Letters: May 30, 2005
(4 of 5)
In "Is It O.K. To Be Pudgy?" [May 9], You reported that a new study from the Centers for Disease Control and Prevention (CDC) concluded that people who are overweight but not obese are at no greater risk of dying prematurely than those of normal weight. You also reported the views of the food industry-sponsored group Center for Consumer Freedom (CCF), which says there is no obesity problem and it is all hype. The American public does not need the CDC, the CCF or anybody else to tell them what to think.
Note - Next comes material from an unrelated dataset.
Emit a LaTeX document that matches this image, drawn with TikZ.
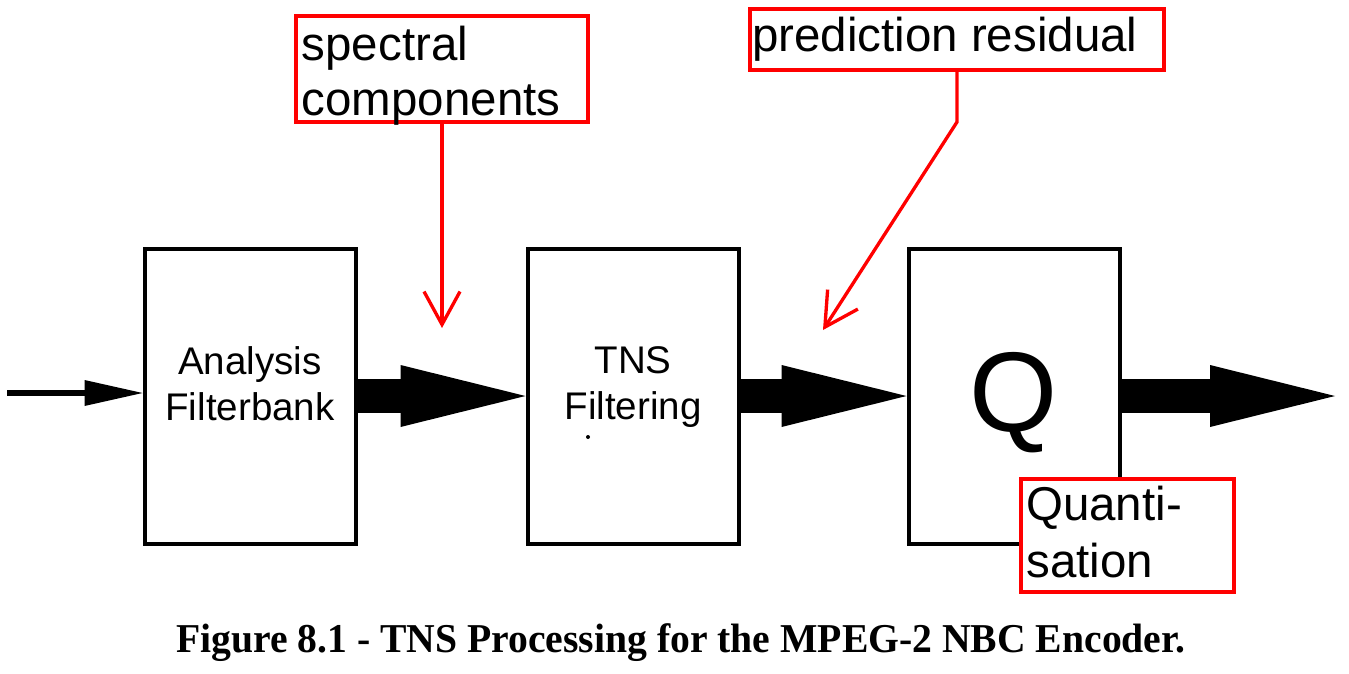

Just spend a few weekends observing the crowds at amusement parks, the local zoo, or other popular spots. The obesity problem is glaring. If you don't believe your own eyes, ask foreigners visiting our country what they notice most about us.
AMIR MEHRAN, M.D.
UCLA DEPARTMENT OF SURGERY
Los Angeles
Your report confirmed that we are in a state of denial about our health, particularly about obesity. People in the U.S. are ridiculously overweight compared with those in Europe, let alone Asia. The money spent here to treat increased numbers of cases of diabetes and coronary disease alone should tell us that it is not "O.K. to be pudgy." Wake up, Americans! You are fat and paying a dreadful price for failing to eat less and exercise more. Obesity is an epidemic.
JEFFREY SEARS
Redwood City, Calif.
Manly Hand Holding
Joe Klein's column "The Perils of Hands-On Diplomacy" [May 9] called attention to the photo of President Bush walking down an uneven path in Texas hand in hand with the infirm 80-year-old Prince Abdullah of Saudi Arabia. There is nothing "unmanly"-as Klein characterized it-in extending a helping hand. Klein seems to lack any cultural awareness of the world outside the U.S.
DAN BLOOM
Chiayi, Taiwan
Klein was insightful in asking if Bush might have done better to concentrate on energy independence instead of revamping Social Security. Klein's column was fun to read, but it missed the real point: Was our President being subservient to Prince Abdullah to get better oil prices so the American people might benefit? Or was it an attitude characteristically displayed by Bush, his father and their business associates in their longtime relationship with the Saudis and therefore having nothing to do with affecting current oil prices?
JOSE L. PEREZ
Clearwater, Fla.
Of Parties and Prayer
Your report "Faith and Frat Boys" told of college students who are pursuing a relationship with God [May 9]. You successfully described the courage and faith necessary for Christian students to live their beliefs in a secular college culture that is sometimes hostile to them. As a college minister, I appreciated TIME's accurate portrayal of today's college students, the vast majority of whom are giving serious thought to where they are on their spiritual journey.
TIM CASTEEL
Fayetteville, Ark.
Your article seemed to suggest that college students are divided into two groups: professed Christians-who abstain from drugs, alcohol, premarital sex and other vices-and all other students, who indulge in continuous debauchery. That is absurd. When I was a college student, I didn't drink, didn't smoke, didn't go to many parties. And I graduated with high honors. But I was a liberal agnostic, not a Christian. For anyone to imply that all non-Christian students are immoral is insulting and misleading.